The average value of Australian bulk wine exports has remained below A$1 per litre FOB for the past two years, reflecting large vintages from the big European producers, particularly Spain. In 2015/2016 Spain exported 1.3 billion litres of bulk wine at A$0.56 per litre – to put this in context, Australia’s total output in 2016 was 1.2bn litres.
Bulk by region
Overall exports of both bulk and bottle wines to most regions grew in 2016/2017 with the exception of Europe, where sales declined by 1% to A$586m, and to Oceania which also saw a 1% drop to A$87m.
However, shipments to north east Asia jumped by 29% to reach a record A$797m, while south east Asia was the second biggest growing region with exports jumping 14% to reach A$162m, also a record sum for Australian exports.
Sales to the US increased by 3% to A$464m – the highest value since 2011/2012, with the overall increase in value driven by white wine exports, up 3% to A$181m, and carbonated wine (mainly Moscato) increasing 10 fold to A$11m in value.
Exports to the Middle East climbed by 18% to a high of A$22m.
UK number one
The UK, meanwhile remains the top destination for Australian exports by volume, with more Aussie wine shipped to the UK than any other market.
Overall the total value of exports to the UK dropped by 7% to A$341m, though there was very strong growth in exports in the premium sector; wines priced above A$10 per litre FOB grew by 13% to A$28m.
Booming demand in China
But it is exports to China which have been at the hub of Australia’s wine export growth. In 2016/2017, shipments to Greater China, which is the top destination for Australia’s wine exports were up by a third to A$721m, while the implementation of the China-Australia Free Trade Agreement (ChAFTA) at the end of 2015 has boosted an already booming market.
Bulk wine exports more than doubled to A$37m, though bulk wine only accounts for 6% of total shipments from Australia. Bottled wine exports also grew strongly, up by 41% to A$568m, representing a 94% share of the total value of wine exports to Mainland China.
Over the same period, exports to Hong Kong dropped off by 8% to A$114m, while volume nosedived by 15% to 8 million litres. However, the average value of exports to Hong Kong increased by 8% to A$13.88 per litre FOB, with Hong Kong enjoying the highest average value among the top 50 destinations to which Australia exports. Over three quarters (77%) of exports to Hong Kong from Australia are valued at A$10 or more per litre FOB.
Shiraz is top varietal
Shiraz was the top varietal exported by Australia, with shipments up by 15% last year to reach a value of A$531m. This was followed by Cabernet Sauvignon, where exports were up by 11% to A$293m, Chardonnay, which experienced export growth of 7% to hit A$178m, Shiraz/Cabernet Sauvignon blend up 14% to reach A$133m and Merlot, with shipments up by 6% to a value of A$106m.
The US remains the biggest destination in the world for Australian Pinot Grigio exports, accounting for over three quarters of the category’s shipments.

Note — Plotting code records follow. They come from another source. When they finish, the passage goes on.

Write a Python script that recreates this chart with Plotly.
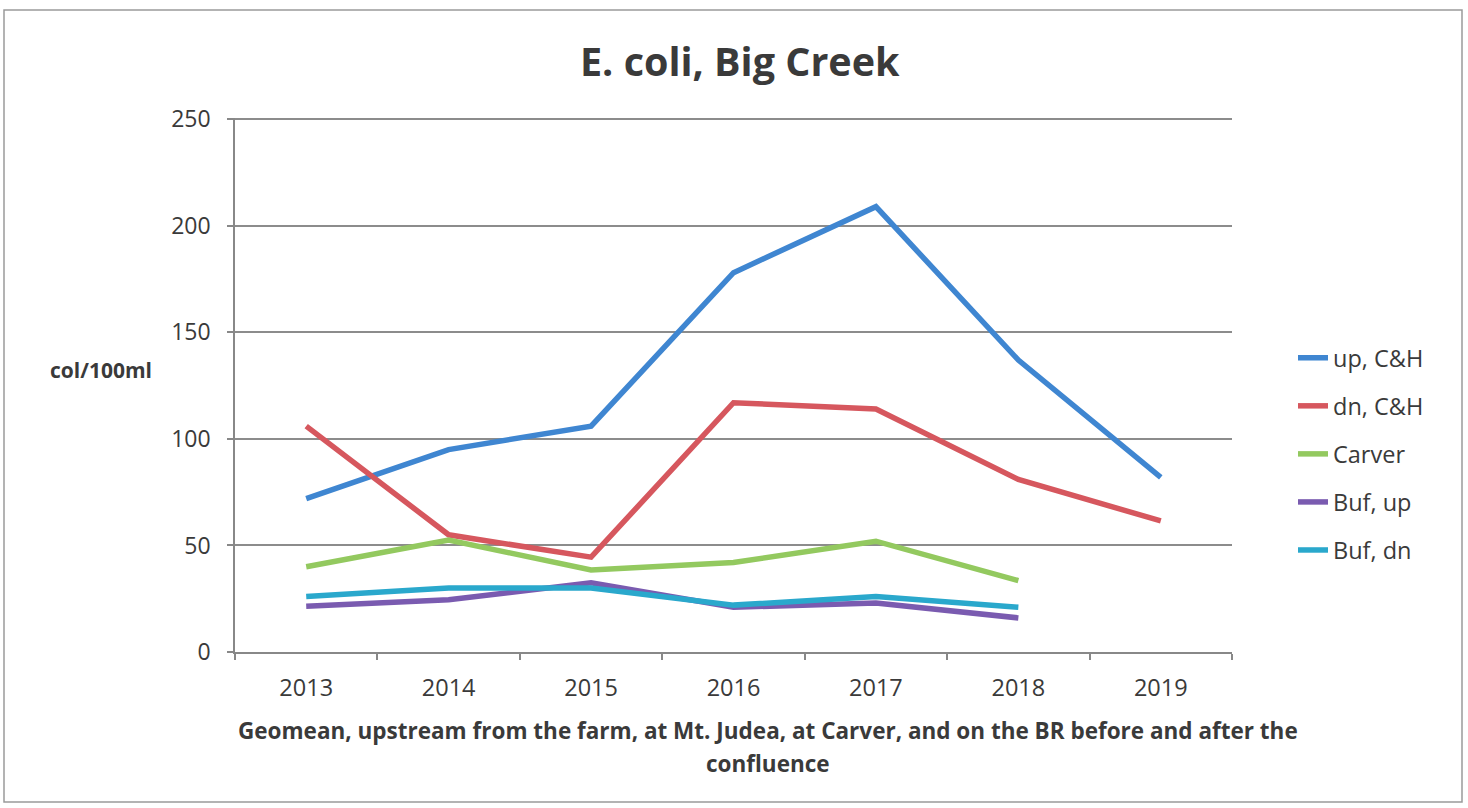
import plotly.graph_objects as go

years = ["2013", "2014", "2015", "2016", "2017", "2018", "2019"]
up_ch = [72, 95, 106, 178, 209, 137, 82]
dn_ch = [106, 55, 44.5, 117, 114, 81, 61.5]
carver = [40, 52.5, 38.5, 42, 52, 33.5]
buf_up = [21.5, 24.5, 32.5, 21, 23, 16]
buf_dn = [26, 30, 30, 22, 26, 21]

series = [
    ("up, C&H", up_ch, "#3f86d1"),
    ("dn, C&H", dn_ch, "#d6575e"),
    ("Carver", carver, "#93c95f"),
    ("Buf, up", buf_up, "#7a5bb0"),
    ("Buf, dn", buf_dn, "#2aa8cc"),
]

FONT = "Open Sans"
TXT = "#3a3a3a"

fig = go.Figure()
for name, vals, col in series:
    fig.add_trace(go.Scatter(
        x=years[:len(vals)], y=vals, name=name, mode="lines",
        line=dict(color=col, width=5.5), legendgroup=name,
    ))

W, H = 1468, 808
L, R, T, B = 235, 1232, 118, 652
pw, ph = R - L, B - T

def px(x):
    return (x - L) / pw

def py(y):
    return (B - y) / ph

fig.update_layout(
    width=W, height=H,
    margin=dict(l=L, r=W - R, t=T, b=H - B),
    paper_bgcolor="white", plot_bgcolor="white",
    font=dict(family=FONT, color=TXT, size=21),
    showlegend=True,
    legend=dict(
        x=px(1293), y=py(336), xanchor="left", yanchor="top",
        font=dict(size=23.5, color=TXT), traceorder="grouped",
        tracegroupgap=14.5, bgcolor="rgba(0,0,0,0)",
    ),
    xaxis=dict(
        type="category", categoryorder="array", categoryarray=years,
        range=[-0.5, 6.5], tickson="boundaries", ticks="outside",
        ticklen=6, tickcolor="#888", tickwidth=1.5,
        showline=True, linecolor="#888", linewidth=1.5,
        showgrid=False, tickfont=dict(size=23.5, color=TXT),
        ticklabelstandoff=14, fixedrange=True,
    ),
    yaxis=dict(
        range=[0, 250.6], tickvals=[0, 50, 100, 150, 200, 250],
        showgrid=True, gridcolor="#8c8c8c", gridwidth=1.5,
        showline=True, linecolor="#888", linewidth=1.5,
        ticks="outside", ticklen=6, tickcolor="#888", tickwidth=1.5,
        tickfont=dict(size=23, color=TXT), ticklabelstandoff=12,
        zeroline=False, fixedrange=True,
    ),
    annotations=[
        dict(text="<b>E. coli, Big Creek</b>", xref="paper", yref="paper",
             x=px(740), y=py(61), xanchor="center", yanchor="middle",
             showarrow=False, font=dict(size=39.5, color=TXT)),
        dict(text="<b>col/100ml</b>", xref="paper", yref="paper",
             x=px(101), y=py(370), xanchor="center", yanchor="middle",
             showarrow=False, font=dict(size=21, color=TXT)),
        dict(text="<b>Geomean, upstream from the farm, at Mt. Judea, at Carver, and on the BR before and after the</b>",
             xref="paper", yref="paper", x=px(768), y=py(730),
             xanchor="center", yanchor="middle", showarrow=False,
             font=dict(size=22.5, color=TXT)),
        dict(text="<b>confluence</b>",
             xref="paper", yref="paper", x=px(768), y=py(763),
             xanchor="center", yanchor="middle", showarrow=False,
             font=dict(size=22.5, color=TXT)),
    ],
    shapes=[
        dict(type="rect", xref="paper", yref="paper",
             x0=px(4), x1=px(1462), y0=py(802), y1=py(10),
             line=dict(color="#9a9a9a", width=1.5), fillcolor="rgba(0,0,0,0)", layer="below"),
    ],
)

fig.write_html("out.html")
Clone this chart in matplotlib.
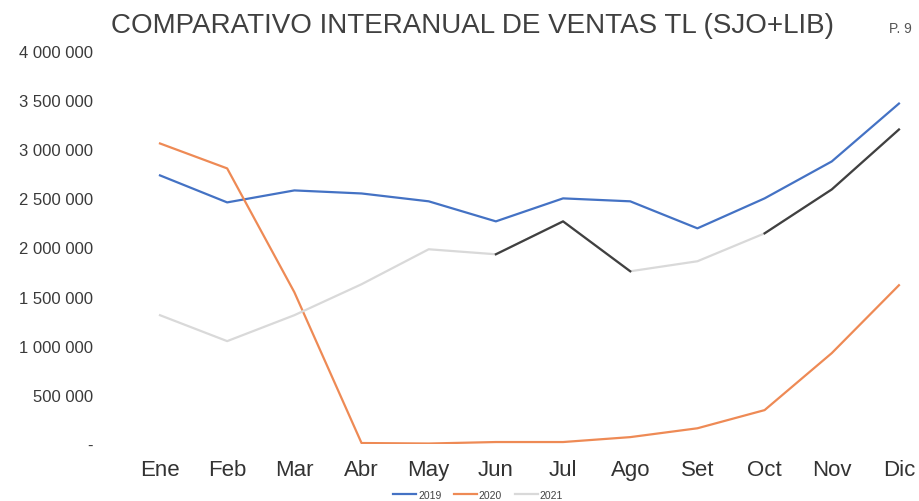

Pinot Grigio exports grew by 16% to A$24m last year.
Australia’s 2017 vintage, a summary:
• The total Australian vintage weighed in at 1.93m tonnes, a 5% increase from the 2016 crush of 1.807m tonnes.
• Grape prices were up by 7% compared to the previous year, reflecting continued and robust demand driven by China.
• Crush tonnages in warmer inland regions increased by 3% in 2017. Export demand drives these regions and grape prices responded by increasing 10%.
• Crush tonnage in cool/termperate regions increased by 9% in 2017. A generally very wet winter and spring led to the expectation of increased crops and grape price increased ·
• Tonnages of red varieties increased by 12% and red grape prices increased by an average 6% across all regions, compared to last year.
• Tonnages of white varieties decreased by 2% and white grape prices also increased an average by 6% across all regions, compared to last year.
• The top 5 varieties accounted for 71% of the total crush in 2017. Changes in tonnages of the top 5 major varieties from 2016 are:
• Shiraz +15%
• Chardonnay -13%
• Cabernet Sauvignon +8%
• Merlot +10%
• Sauvignon Blanc +4%
* All figures supplied by Wine Australia.